First of all, I read Host. I’m not going to get into the whole Stephenie Meyer-bashing thing because I find it rather boring. It boils down, I think, to this: if the story is gripping enough to you, you might notice the writing flaws but you won’t put it down. If it’s not, then you’re not really in its audience so why spend time griping?

I’ve never had a problem picking up a “dessert book” once in a while. I love deep nourishing reads (I re-read Angle of Repose this month as well, and will have something to say about that later), but I like engrossing, plot-heavy quick reads occasionally as well. And Host was one of these. I read it quite quickly and am not ashamed to say that I enjoyed it. I like a little sci-fi now and then, and the whole concept was interesting to me.

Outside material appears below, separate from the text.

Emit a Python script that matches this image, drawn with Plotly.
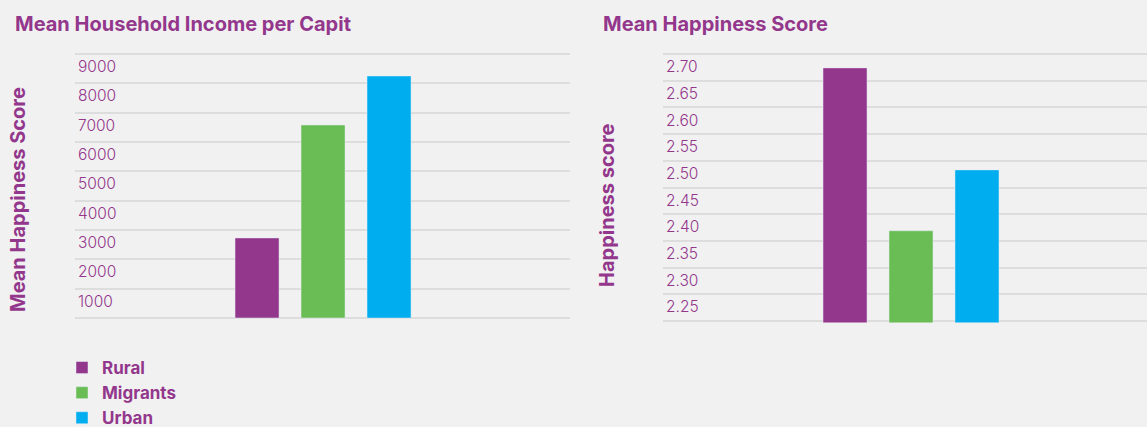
import plotly.graph_objects as go

# ---- data ----
groups = ["Rural", "Migrants", "Urban"]
colors = ["#93378c", "#6abd54", "#00adee"]
income_values = [2730, 6580, 8250]
happiness_values = [2.674, 2.369, 2.483]

income_gridvals = [0, 1000, 2000, 3000, 4000, 5000, 6000, 7000, 8000, 9000]
income_labelvals = [1000, 2000, 3000, 4000, 5000, 6000, 7000, 8000, 9000]
income_ticktext = ["1000", "2000", "3000", "4000", "5000", "6000", "7000", "8000", "9000"]
happy_gridvals = [2.20, 2.25, 2.30, 2.35, 2.40, 2.45, 2.50, 2.55, 2.60, 2.65, 2.70]
happy_labelvals = [2.25, 2.30, 2.35, 2.40, 2.45, 2.50, 2.55, 2.60, 2.65, 2.70]
happy_ticktext = ["2.25", "2.30", "2.35", "2.40", "2.45", "2.50", "2.55", "2.60", "2.65", "2.70"]

title_left = "Mean Household Income per Capit"
title_right = "Mean Happiness Score"
ytitle_left = "Mean Happiness Score"
ytitle_right = "Happiness score"

W, H = 1147, 427
PURPLE = "#93378c"
FONT = "Inter"

fig = go.Figure()
for g, c, v in zip(groups, colors, income_values):
    fig.add_trace(go.Bar(x=[g], y=[v], name=g, marker_color=c, width=0.667,
                         xaxis="x", yaxis="y", showlegend=True))
for g, c, v in zip(groups, colors, happiness_values):
    fig.add_trace(go.Bar(x=[g], y=[v], name=g, marker_color=c, width=0.667,
                         xaxis="x2", yaxis="y2", showlegend=False))


def px_x(p):
    return p / W


def px_y(p):
    return (H - p) / H


PAD = 1.5  # px of padding so edge gridlines are drawn
inc_ppu = 29.33 / 1000
hap_ppu = 26.7 / 0.05
inc_pad = PAD / inc_ppu
hap_pad = PAD / hap_ppu
inc_range = [0 - inc_pad, 9000 + inc_pad]
hap_range = [2.20 - hap_pad, 2.70 + hap_pad]

# label offset: labels sit ~12px below their gridline
inc_off = 12.5 / inc_ppu
hap_off = 12.7 / hap_ppu

grid_common = dict(showgrid=True, gridcolor="#dddddd", gridwidth=2, zeroline=False,
                   showline=False, ticks="", showticklabels=False)
label_common = dict(showgrid=False, zeroline=False, showline=False, ticks="",
                    ticklabelposition="inside", side="left",
                    tickfont=dict(family=FONT, size=15.5, color=PURPLE, weight=300))
title_font = dict(family=FONT, size=20, color=PURPLE, weight="bold")

fig.update_layout(
    width=W, height=H,
    margin=dict(l=0, r=0, t=0, b=0, autoexpand=False),
    paper_bgcolor="#f1f1f1", plot_bgcolor="#f1f1f1",
    barmode="overlay",
    font=dict(family=FONT, color=PURPLE),
    xaxis=dict(domain=[px_x(75), px_x(570)], range=[-2.758, 4.742], showgrid=False,
               showticklabels=False, zeroline=False, categoryorder="array", categoryarray=groups),
    xaxis2=dict(domain=[px_x(663), 1.0], range=[-2.758, 4.576], showgrid=False,
                showticklabels=False, zeroline=False, categoryorder="array", categoryarray=groups),
    yaxis=dict(domain=[px_y(318 + PAD), px_y(54 - PAD)], range=inc_range,
               tickvals=income_gridvals, anchor="x", **grid_common),
    yaxis2=dict(domain=[px_y(321 + PAD), px_y(54 - PAD)], range=hap_range,
                tickvals=happy_gridvals, anchor="x2", **grid_common),
    yaxis3=dict(overlaying="y", anchor="x", range=inc_range,
                tickvals=[v - inc_off for v in income_labelvals], ticktext=income_ticktext,
                **label_common),
    yaxis4=dict(overlaying="y2", anchor="x2", range=hap_range,
                tickvals=[v - hap_off for v in happy_labelvals], ticktext=happy_ticktext,
                **label_common),
    legend=dict(x=px_x(62), y=px_y(350), xanchor="left", yanchor="top",
                orientation="v", bgcolor="rgba(0,0,0,0)",
                font=dict(family=FONT, size=17, color=PURPLE, weight="bold")),
    annotations=[
        dict(text=title_left, x=px_x(13), y=px_y(24), xref="paper", yref="paper",
             xanchor="left", yanchor="middle", showarrow=False, font=title_font),
        dict(text=title_right, x=px_x(601), y=px_y(24), xref="paper", yref="paper",
             xanchor="left", yanchor="middle", showarrow=False, font=title_font),
        dict(text=ytitle_left, x=px_x(18), y=px_y(200), xref="paper", yref="paper",
             xanchor="center", yanchor="middle", textangle=-90, showarrow=False,
             font=title_font),
        dict(text=ytitle_right, x=px_x(607), y=px_y(205), xref="paper", yref="paper",
             xanchor="center", yanchor="middle", textangle=-90, showarrow=False,
             font=title_font),
    ],
)

# invisible helper traces so the label-only axes are drawn
fig.add_trace(go.Scatter(x=[groups[0]], y=[None], xaxis="x", yaxis="y3",
                         showlegend=False, hoverinfo="skip"))
fig.add_trace(go.Scatter(x=[groups[0]], y=[None], xaxis="x2", yaxis="y4",
                         showlegend=False, hoverinfo="skip"))

fig.write_html("out.html", config={"displayModeBar": False},
               post_script="document.body.style.margin='0';")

I especially liked pondering the effect that bodies can have on personalities (which Meyer really doesn’t get into until right near the end), a topic which has been major in my life as I have dealt with illness. So what’s not to like? Engrossing story, thought-provoking concepts. I’m glad I read it.

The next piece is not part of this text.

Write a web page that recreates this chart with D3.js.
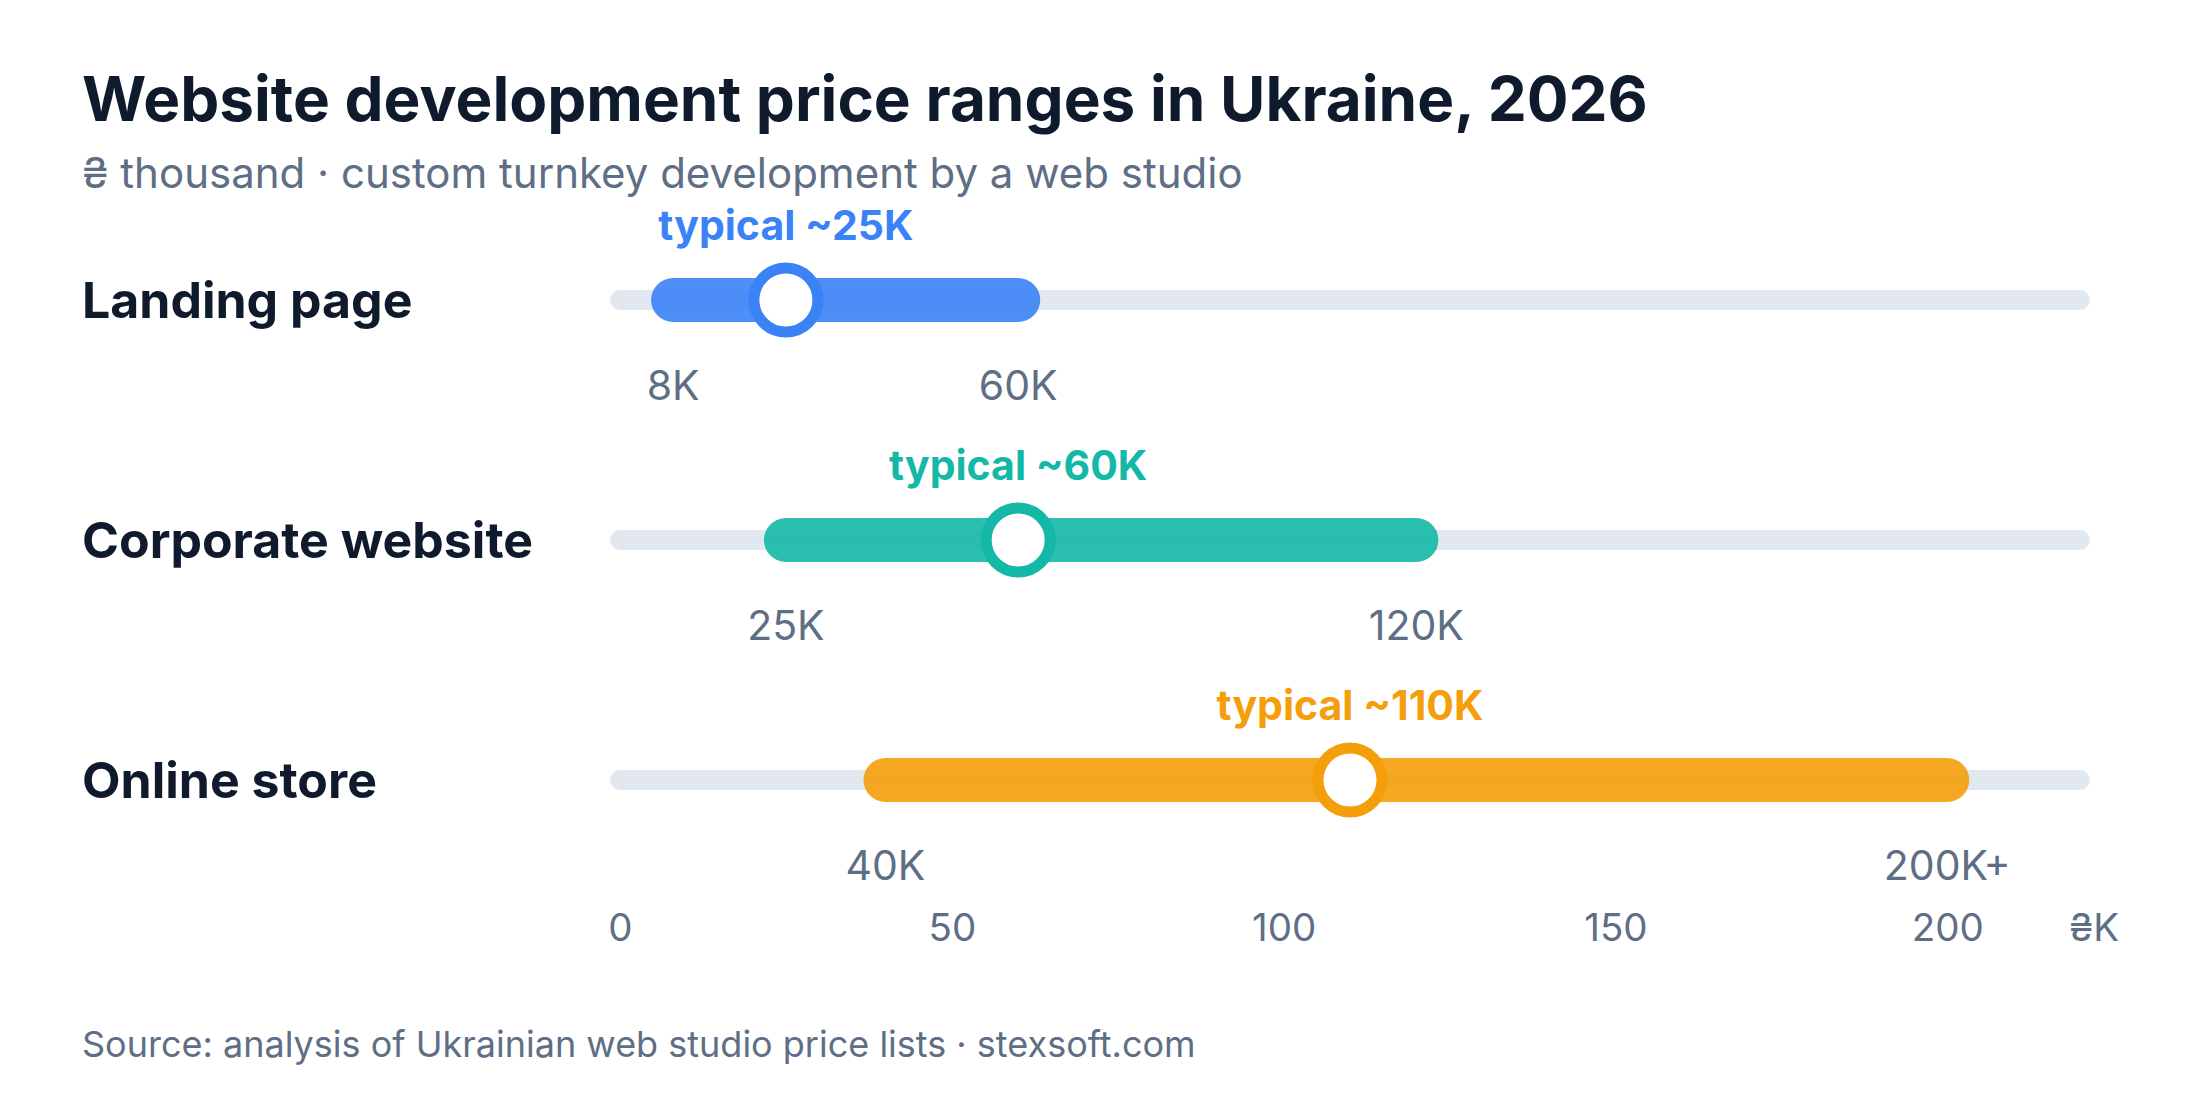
<!DOCTYPE html>
<html>
<head>
<meta charset="utf-8">
<script src="https://cdn.jsdelivr.net/npm/d3@7"></script>
<style>
  html, body { margin: 0; padding: 0; background: #ffffff; }
  svg { display: block; }
  text { font-family: Inter, "Liberation Sans", Arial, sans-serif; }
</style>
</head>
<body>
<svg id="chart" width="2200" height="1120"></svg>
<script>
// ---- data ----
const categories = ["Landing page", "Corporate website", "Online store"];
const minValues = [8, 25, 40];
const maxValues = [60, 120, 200];
const typicalValues = [25, 60, 110];
const minLabels = ["8K", "25K", "40K"];
const maxLabels = ["60K", "120K", "200K+"];
const typicalLabels = ["typical ~25K", "typical ~60K", "typical ~110K"];
const seriesColors = ["#3b82f6", "#14b8a6", "#f59e0b"];
const axisTicks = [0, 50, 100, 150, 200];
const axisTickLabels = ["0", "50", "100", "150", "200"];
const axisUnit = "₴K";
const axisDomain = [0, 220];
const titleText = "Website development price ranges in Ukraine, 2026";
const subtitleText = "₴ thousand · custom turnkey development by a web studio";
const sourceText = "Source: analysis of Ukrainian web studio price lists · stexsoft.com";

// ---- layout ----
const svg = d3.select("#chart");
const dark = "#0f1b2d";
const gray = "#5e6e84";
const trackColor = "#e2e8f0";

const x = d3.scaleLinear().domain(axisDomain).range([620, 2080]);
const y = d3.scalePoint().domain(categories).range([300, 780]);

const rows = categories.map((c, i) => ({
  cat: c, lo: minValues[i], hi: maxValues[i], typ: typicalValues[i],
  loLab: minLabels[i], hiLab: maxLabels[i], typLab: typicalLabels[i], color: seriesColors[i]
}));

// title
svg.append("text").attr("x", 82).attr("y", 121)
  .attr("font-size", 62).attr("font-weight", 700).attr("fill", dark)
  .text(titleText);
svg.append("text").attr("x", 82).attr("y", 188)
  .attr("font-size", 42).attr("fill", gray)
  .text(subtitleText);

const g = svg.selectAll("g.row").data(rows).join("g").attr("class", "row")
  .attr("transform", d => `translate(0,${y(d.cat)})`);

// category label
g.append("text").attr("x", 82).attr("y", 0).attr("dy", "0.36em")
  .attr("font-size", 50).attr("font-weight", 700).attr("fill", dark)
  .text(d => d.cat);

// track
g.append("line").attr("x1", x(axisDomain[0])).attr("x2", x(axisDomain[1]))
  .attr("stroke", trackColor).attr("stroke-width", 20).attr("stroke-linecap", "round");

// range bar
g.append("line").attr("x1", d => x(d.lo)).attr("x2", d => x(d.hi))
  .attr("stroke", d => d.color).attr("stroke-opacity", 0.9)
  .attr("stroke-width", 44).attr("stroke-linecap", "round");

// typical marker
g.append("circle").attr("cx", d => x(d.typ)).attr("cy", 0).attr("r", 32)
  .attr("fill", "#ffffff").attr("stroke", d => d.color).attr("stroke-width", 11);

// typical label
g.append("text").attr("x", d => x(d.typ)).attr("y", -60)
  .attr("text-anchor", "middle").attr("font-size", 41).attr("font-weight", 700)
  .attr("fill", d => d.color).text(d => d.typLab);

// range end labels
g.append("text").attr("x", d => x(d.lo)).attr("y", 100)
  .attr("text-anchor", "middle").attr("font-size", 41).attr("fill", gray)
  .text(d => d.loLab);
g.append("text").attr("x", d => x(d.hi)).attr("y", 100)
  .attr("text-anchor", "middle").attr("font-size", 41).attr("fill", gray)
  .text(d => d.hiLab);

// axis
const axis = d3.axisBottom(x).tickValues(axisTicks)
  .tickFormat((d, i) => axisTickLabels[i]).tickSize(0).tickPadding(0);
const ag = svg.append("g").attr("transform", "translate(0,941)").call(axis);
ag.select(".domain").remove();
ag.selectAll("text").attr("y", 0).attr("dy", 0)
  .attr("font-size", 38.5).attr("fill", gray)
  .style("font-family", 'Inter, "Liberation Sans", Arial, sans-serif');
svg.append("text").attr("x", 2094).attr("y", 941).attr("text-anchor", "middle")
  .attr("font-size", 38.5).attr("fill", gray).text(axisUnit);

// source
svg.append("text").attr("x", 82).attr("y", 1057)
  .attr("font-size", 36).attr("fill", gray).text(sourceText);
</script>
</body>
</html>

Next we come to Ann Patchett’s Truth and Beauty. A friend recommended it long ago and I finally got to it (memoir isn’t one of my favorite genres) because I just sort of stumbled on it at the library. It was very interesting reading, the story of a friendship between Patchett, a novelist, and her friend Lucy Greaves, a poet and memoirist. Lucy was a fascinating person both because of her poetic nature and her struggle to go through life with a distorted face (due to a brush with cancer in her childhood). The story gets gradually more depressing as it goes along (Lucy died as a result of a heroin OD) but I found myself reaching for a pen to write down some gems from the text. Here are my favorites:

“While Lucy had discovered that she was different from all of the other children in her grade school because she was sick and was different from all the other children on the hospital’s cancer ward because she continued to survive . . . “
This sentence stuck out to me because I recognize that feeling of not fitting in with either group. I find that a tiny corner of me is reluctant to get well. What about all the sick people I leave behind? Am I no longer welcome in their club? How can I talk to them anymore if I’m well? It’s sort of like being nine months pregnant and running into someone who used to be a companion in infertility—and she’s still infertile, and there’s your big belly staring her in the face. I find a small sense of loss about not being one of the “sick ladies in the ward” anymore. I have enjoyed new levels of friendship with people I never would have known well at all had it not been for my long-lasting (“chronic”) illness. If I get all the way well, for good, will they feel betrayed by me? Will I lose what I had with them?

“I’ve never met ‘Bob,’ yet I always have this strange compulsion to put his name in quotation marks.” (p. 98) This was about a guy that her friend was dating. I imagine it’s sort of related to saying “the Donald.” I have so felt this way about people my friends have dated (or married!). I wonder if there’s anyone out there who feels that way about me? (“So, Roger, how’s ‘Darlene’ doing?”)

“Cynicism, which is rarely more than a symptom of inflated ego anyway” p. 96.

On looking at people who had/have it much worse than you (i. e. Holocaust) in order to make yourself feel better: “It isn’t possible to use the death of six million to make oneself feel lucky, because after a while the enormity of that pain simply replaces your own, making it different and in no way better” (93)

“I have a very pure image of my own [deceased] father, one that is almost a myth. It has more to do with me than with him” (p. 35). This one so reminds me of my own feelings about my deceased mother. It's embarrassing when I realize how much of missing her is about me and not her. It makes me uncomfortable as a mom, too. If I were to die, would my kids miss ME or just themselves with me? Maybe it doesn't make much difference, but it hurts a little. I guess all relationships really are a product of the stories we tell ourselves about them.